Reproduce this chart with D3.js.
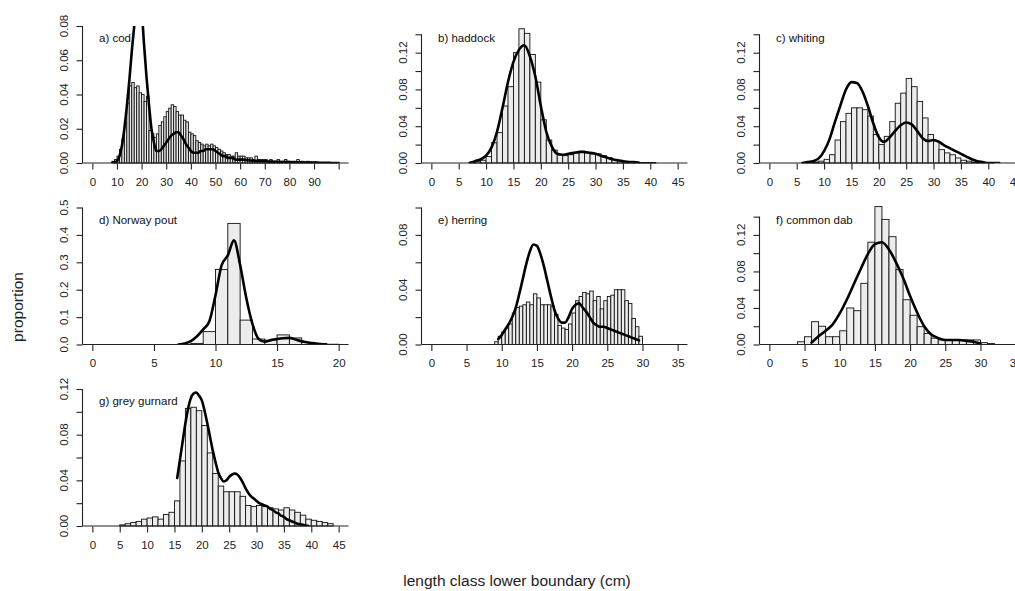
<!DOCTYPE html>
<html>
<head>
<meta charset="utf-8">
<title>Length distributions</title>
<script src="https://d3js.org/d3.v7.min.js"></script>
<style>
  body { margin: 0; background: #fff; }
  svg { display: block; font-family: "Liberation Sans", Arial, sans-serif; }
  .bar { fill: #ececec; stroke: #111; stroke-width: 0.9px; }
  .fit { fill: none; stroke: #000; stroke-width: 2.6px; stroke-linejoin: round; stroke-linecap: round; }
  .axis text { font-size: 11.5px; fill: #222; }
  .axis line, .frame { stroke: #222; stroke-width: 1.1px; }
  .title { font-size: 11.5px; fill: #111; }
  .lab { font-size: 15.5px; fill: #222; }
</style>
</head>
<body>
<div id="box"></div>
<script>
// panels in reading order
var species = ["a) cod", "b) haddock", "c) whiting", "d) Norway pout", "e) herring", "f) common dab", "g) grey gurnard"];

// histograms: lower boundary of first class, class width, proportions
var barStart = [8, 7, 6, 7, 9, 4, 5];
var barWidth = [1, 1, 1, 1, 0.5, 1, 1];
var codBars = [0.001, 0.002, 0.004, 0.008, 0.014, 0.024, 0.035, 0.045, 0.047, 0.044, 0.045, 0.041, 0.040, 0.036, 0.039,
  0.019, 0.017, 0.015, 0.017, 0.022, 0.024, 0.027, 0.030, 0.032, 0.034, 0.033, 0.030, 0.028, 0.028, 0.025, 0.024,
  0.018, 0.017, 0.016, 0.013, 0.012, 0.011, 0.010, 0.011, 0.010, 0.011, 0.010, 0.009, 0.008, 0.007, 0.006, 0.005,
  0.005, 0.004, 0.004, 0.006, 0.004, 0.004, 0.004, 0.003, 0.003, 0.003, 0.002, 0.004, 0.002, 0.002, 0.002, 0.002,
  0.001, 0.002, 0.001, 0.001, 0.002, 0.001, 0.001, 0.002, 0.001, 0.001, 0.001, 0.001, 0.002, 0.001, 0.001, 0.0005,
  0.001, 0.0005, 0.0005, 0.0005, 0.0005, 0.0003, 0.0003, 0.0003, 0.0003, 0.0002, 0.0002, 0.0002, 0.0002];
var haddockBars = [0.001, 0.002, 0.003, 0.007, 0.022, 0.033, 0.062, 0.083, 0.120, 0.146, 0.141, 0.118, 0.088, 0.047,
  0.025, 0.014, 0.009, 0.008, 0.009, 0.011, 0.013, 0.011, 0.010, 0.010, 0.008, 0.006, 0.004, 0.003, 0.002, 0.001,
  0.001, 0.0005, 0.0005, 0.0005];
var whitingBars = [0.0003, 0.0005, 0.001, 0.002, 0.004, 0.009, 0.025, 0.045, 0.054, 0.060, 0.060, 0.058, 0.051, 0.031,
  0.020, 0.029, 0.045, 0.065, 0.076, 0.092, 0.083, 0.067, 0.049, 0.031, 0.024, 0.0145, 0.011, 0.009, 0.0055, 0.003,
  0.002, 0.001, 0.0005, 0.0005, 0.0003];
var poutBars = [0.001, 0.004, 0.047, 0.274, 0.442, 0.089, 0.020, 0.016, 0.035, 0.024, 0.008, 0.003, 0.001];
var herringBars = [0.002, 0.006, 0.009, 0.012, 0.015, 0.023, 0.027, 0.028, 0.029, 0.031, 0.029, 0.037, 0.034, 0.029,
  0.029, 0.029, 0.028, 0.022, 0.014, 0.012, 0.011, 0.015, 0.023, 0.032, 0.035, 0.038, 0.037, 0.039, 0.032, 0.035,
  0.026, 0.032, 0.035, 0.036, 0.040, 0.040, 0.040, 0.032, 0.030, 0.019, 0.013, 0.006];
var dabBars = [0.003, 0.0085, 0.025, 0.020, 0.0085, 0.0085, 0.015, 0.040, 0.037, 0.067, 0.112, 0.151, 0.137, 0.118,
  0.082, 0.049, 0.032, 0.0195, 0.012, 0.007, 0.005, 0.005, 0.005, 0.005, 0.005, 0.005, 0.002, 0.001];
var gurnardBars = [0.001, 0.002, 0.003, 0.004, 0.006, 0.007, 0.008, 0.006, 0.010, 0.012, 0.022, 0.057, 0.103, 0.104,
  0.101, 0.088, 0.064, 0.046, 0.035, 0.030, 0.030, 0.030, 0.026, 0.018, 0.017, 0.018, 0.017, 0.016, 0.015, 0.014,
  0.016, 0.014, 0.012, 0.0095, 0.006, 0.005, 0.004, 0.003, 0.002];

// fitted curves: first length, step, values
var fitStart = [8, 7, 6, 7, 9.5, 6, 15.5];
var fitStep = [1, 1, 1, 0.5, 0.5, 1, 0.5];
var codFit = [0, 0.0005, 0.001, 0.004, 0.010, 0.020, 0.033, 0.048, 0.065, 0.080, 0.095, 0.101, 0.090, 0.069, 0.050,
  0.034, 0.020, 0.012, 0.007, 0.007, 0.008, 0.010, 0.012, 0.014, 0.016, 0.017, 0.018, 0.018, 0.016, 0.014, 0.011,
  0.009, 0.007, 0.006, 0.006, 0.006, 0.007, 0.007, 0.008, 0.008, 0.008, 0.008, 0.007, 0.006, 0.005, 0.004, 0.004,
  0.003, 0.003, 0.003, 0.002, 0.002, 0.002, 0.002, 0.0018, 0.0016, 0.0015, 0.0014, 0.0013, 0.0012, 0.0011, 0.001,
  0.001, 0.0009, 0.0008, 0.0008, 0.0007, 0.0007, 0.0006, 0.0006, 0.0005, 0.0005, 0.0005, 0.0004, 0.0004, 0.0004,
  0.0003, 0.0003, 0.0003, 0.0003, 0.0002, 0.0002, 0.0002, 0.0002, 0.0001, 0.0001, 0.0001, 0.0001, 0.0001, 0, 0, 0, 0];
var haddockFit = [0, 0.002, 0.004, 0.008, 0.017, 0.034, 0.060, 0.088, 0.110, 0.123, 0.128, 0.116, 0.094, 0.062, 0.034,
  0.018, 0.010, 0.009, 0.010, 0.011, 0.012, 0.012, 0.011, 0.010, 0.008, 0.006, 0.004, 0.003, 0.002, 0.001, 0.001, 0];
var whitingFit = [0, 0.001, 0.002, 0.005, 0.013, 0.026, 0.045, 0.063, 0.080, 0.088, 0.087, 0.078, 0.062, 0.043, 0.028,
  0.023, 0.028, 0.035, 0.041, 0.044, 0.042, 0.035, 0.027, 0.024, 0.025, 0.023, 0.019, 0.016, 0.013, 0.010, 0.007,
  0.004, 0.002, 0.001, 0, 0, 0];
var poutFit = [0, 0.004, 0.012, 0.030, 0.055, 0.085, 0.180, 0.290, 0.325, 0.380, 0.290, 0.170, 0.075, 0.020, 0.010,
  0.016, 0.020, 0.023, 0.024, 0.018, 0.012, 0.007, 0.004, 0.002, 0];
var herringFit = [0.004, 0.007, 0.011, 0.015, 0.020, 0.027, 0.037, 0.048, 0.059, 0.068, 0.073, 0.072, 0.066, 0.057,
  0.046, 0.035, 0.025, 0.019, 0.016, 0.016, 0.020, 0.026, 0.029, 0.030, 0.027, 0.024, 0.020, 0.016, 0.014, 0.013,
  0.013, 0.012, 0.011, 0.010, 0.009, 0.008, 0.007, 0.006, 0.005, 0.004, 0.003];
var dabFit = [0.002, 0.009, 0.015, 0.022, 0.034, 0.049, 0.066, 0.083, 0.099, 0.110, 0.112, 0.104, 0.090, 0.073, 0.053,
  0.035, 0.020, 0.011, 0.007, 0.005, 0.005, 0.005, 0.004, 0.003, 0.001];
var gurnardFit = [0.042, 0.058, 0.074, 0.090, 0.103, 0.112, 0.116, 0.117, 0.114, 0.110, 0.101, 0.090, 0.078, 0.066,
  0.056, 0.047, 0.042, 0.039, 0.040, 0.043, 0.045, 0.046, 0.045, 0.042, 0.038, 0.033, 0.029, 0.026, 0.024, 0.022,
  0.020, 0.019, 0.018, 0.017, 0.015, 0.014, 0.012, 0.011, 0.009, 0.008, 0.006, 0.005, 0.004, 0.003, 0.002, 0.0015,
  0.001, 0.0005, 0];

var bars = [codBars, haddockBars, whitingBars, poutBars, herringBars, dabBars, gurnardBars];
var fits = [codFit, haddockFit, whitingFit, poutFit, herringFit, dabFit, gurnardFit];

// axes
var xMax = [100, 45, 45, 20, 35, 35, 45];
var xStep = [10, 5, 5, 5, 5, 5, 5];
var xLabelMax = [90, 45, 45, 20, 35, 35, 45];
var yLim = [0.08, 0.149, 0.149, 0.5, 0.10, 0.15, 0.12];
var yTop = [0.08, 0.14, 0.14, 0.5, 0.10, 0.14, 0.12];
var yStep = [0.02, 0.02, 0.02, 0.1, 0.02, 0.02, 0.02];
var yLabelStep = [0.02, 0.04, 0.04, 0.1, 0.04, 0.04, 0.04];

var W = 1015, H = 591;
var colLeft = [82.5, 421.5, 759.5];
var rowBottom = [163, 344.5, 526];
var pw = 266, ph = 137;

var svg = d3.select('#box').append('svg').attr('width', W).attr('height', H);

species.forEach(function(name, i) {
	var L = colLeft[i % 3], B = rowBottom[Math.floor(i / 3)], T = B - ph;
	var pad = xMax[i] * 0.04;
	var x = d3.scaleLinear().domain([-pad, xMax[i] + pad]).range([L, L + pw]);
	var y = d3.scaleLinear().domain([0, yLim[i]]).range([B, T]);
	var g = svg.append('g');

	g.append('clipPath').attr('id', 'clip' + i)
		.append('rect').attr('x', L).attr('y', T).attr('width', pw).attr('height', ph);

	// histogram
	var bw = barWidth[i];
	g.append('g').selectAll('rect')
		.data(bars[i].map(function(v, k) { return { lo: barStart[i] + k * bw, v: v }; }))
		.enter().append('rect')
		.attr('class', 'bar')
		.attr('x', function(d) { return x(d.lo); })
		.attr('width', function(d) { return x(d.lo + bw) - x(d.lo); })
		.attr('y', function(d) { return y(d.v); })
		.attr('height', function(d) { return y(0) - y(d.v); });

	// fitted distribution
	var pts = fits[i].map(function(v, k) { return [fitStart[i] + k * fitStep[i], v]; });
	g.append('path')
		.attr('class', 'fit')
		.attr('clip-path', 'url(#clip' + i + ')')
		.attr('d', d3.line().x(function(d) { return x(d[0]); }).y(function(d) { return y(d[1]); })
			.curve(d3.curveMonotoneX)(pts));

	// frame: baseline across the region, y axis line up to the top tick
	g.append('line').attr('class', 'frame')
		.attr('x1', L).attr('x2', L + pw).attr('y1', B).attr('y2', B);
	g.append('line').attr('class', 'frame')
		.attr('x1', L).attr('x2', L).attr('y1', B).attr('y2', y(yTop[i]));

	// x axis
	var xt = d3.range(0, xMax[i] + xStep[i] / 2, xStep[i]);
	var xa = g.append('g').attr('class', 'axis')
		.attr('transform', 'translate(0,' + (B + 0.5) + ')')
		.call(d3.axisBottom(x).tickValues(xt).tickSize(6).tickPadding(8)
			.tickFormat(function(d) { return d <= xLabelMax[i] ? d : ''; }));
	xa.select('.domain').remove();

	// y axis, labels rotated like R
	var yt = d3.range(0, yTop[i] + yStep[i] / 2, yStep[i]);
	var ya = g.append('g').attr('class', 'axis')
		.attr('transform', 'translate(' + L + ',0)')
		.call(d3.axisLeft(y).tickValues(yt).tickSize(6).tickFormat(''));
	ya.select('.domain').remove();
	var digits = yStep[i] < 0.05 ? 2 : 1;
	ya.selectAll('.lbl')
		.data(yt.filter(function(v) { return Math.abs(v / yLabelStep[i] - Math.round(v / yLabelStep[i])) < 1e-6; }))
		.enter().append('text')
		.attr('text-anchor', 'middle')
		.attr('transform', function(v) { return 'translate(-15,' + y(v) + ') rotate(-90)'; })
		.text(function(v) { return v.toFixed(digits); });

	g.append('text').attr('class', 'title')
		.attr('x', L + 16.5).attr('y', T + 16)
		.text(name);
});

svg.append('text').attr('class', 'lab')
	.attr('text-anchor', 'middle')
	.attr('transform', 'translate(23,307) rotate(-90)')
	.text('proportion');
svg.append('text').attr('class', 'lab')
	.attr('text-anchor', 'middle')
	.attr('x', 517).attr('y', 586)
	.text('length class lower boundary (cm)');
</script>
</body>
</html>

____________________

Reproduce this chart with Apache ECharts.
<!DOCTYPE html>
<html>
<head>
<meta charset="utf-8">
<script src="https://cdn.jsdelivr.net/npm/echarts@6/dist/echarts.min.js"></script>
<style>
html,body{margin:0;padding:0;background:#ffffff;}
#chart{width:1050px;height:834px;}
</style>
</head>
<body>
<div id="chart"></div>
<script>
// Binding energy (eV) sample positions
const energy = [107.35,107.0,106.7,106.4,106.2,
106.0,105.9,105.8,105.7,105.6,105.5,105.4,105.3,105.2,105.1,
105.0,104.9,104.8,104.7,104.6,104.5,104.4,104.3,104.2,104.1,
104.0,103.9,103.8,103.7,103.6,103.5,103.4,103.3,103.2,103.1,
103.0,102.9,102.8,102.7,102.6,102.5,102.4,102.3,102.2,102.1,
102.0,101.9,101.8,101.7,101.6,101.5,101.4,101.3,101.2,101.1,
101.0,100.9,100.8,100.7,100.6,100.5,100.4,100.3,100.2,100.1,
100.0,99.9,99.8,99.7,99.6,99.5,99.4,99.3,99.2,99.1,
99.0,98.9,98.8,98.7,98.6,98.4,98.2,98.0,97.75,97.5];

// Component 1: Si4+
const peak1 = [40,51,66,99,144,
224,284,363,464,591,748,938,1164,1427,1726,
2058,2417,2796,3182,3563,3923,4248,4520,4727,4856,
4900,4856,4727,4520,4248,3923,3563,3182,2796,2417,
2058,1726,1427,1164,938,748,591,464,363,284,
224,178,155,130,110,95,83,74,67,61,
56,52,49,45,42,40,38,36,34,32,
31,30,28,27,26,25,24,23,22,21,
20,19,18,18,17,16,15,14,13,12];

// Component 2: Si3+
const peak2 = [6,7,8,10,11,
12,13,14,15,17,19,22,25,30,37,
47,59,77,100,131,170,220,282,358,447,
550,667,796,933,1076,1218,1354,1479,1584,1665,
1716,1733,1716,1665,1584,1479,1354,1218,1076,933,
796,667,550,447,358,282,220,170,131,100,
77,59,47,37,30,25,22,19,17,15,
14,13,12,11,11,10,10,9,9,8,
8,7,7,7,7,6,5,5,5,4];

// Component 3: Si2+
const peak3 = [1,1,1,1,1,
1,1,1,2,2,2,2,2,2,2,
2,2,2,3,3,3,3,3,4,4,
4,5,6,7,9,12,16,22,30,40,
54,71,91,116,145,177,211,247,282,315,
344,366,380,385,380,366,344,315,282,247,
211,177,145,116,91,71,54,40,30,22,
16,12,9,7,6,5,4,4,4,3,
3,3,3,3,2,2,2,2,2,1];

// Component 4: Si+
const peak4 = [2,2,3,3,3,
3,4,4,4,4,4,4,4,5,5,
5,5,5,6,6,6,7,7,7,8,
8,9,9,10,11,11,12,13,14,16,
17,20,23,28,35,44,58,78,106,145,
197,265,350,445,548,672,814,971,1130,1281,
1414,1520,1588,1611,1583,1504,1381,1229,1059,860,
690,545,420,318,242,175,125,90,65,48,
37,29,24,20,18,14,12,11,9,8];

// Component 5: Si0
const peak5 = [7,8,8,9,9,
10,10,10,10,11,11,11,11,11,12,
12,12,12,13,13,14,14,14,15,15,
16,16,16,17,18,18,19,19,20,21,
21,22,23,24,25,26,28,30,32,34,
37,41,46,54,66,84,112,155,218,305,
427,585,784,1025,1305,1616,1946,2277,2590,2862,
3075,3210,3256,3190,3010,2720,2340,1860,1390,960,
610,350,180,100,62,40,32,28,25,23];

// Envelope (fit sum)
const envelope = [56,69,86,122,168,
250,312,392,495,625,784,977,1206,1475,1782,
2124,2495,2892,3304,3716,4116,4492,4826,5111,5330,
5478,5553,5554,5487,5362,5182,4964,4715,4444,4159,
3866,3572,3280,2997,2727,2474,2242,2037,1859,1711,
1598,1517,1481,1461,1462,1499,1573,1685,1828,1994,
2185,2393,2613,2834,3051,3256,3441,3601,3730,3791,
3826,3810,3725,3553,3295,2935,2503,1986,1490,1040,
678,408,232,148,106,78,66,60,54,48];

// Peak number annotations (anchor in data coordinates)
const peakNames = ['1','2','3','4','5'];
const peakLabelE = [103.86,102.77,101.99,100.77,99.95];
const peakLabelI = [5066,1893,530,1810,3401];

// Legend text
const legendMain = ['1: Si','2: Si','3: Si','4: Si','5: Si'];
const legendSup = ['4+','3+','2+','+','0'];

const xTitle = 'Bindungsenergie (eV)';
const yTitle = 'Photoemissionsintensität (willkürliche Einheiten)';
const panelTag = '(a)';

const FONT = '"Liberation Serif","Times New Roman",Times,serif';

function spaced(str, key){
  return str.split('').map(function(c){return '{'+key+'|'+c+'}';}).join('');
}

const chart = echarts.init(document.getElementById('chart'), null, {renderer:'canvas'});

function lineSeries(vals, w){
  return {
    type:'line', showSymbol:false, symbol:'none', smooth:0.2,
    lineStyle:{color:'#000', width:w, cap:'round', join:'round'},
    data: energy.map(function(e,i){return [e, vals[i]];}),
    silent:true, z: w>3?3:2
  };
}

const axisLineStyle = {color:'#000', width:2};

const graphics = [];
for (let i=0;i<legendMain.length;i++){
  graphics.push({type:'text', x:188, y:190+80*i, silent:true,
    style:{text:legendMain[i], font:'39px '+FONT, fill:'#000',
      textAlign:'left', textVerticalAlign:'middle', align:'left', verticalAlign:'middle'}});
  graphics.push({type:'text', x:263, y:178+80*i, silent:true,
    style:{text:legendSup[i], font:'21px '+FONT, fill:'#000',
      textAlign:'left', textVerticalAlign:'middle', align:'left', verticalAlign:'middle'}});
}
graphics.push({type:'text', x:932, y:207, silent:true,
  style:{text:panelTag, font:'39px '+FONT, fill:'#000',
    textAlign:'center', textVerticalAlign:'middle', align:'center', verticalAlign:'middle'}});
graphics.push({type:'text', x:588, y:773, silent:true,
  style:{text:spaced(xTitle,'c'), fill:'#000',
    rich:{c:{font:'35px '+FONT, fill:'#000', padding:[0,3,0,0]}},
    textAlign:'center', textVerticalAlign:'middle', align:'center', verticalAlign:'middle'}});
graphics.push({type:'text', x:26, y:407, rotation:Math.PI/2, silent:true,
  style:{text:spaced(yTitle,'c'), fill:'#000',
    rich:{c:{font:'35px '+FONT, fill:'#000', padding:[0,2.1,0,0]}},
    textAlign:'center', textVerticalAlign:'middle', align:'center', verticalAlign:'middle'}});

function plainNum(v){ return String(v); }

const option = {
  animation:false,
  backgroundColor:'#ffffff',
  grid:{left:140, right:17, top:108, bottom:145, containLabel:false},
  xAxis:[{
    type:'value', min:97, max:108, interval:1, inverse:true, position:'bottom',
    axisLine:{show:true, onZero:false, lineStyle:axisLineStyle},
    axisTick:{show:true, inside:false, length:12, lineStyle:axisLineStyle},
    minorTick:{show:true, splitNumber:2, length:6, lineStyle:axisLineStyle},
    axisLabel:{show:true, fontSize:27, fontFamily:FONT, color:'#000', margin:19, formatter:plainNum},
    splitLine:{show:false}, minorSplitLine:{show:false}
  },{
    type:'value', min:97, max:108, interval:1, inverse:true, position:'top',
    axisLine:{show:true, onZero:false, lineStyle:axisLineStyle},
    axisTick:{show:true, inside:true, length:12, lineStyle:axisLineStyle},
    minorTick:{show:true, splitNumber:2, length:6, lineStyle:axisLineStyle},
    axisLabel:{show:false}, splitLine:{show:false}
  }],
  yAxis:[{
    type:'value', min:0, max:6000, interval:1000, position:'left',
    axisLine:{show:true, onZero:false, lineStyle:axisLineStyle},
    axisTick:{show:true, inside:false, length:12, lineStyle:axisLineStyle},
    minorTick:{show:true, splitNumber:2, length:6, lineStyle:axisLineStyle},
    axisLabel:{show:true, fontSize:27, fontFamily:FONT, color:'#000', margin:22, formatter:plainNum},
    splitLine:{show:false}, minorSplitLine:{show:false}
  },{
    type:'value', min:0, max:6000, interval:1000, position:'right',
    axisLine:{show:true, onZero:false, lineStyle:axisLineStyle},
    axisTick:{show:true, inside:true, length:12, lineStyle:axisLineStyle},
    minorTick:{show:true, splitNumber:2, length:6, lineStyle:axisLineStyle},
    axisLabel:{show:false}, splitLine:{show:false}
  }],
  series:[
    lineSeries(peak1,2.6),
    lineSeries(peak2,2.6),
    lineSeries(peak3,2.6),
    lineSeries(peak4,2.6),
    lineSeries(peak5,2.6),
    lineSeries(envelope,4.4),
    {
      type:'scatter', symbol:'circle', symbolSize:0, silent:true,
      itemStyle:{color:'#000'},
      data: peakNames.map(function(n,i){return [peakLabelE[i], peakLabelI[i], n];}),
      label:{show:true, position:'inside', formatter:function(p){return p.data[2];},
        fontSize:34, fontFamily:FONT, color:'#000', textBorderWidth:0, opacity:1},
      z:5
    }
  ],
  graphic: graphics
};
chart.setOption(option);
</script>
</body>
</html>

____________________

§ **DIRECTIONS FOR THIS TASK**
Where a line of the entries contains the word "Reproduce", copy that line.

§ **RESULT**
Reproduce this chart with D3.js.
Reproduce this chart with Apache ECharts.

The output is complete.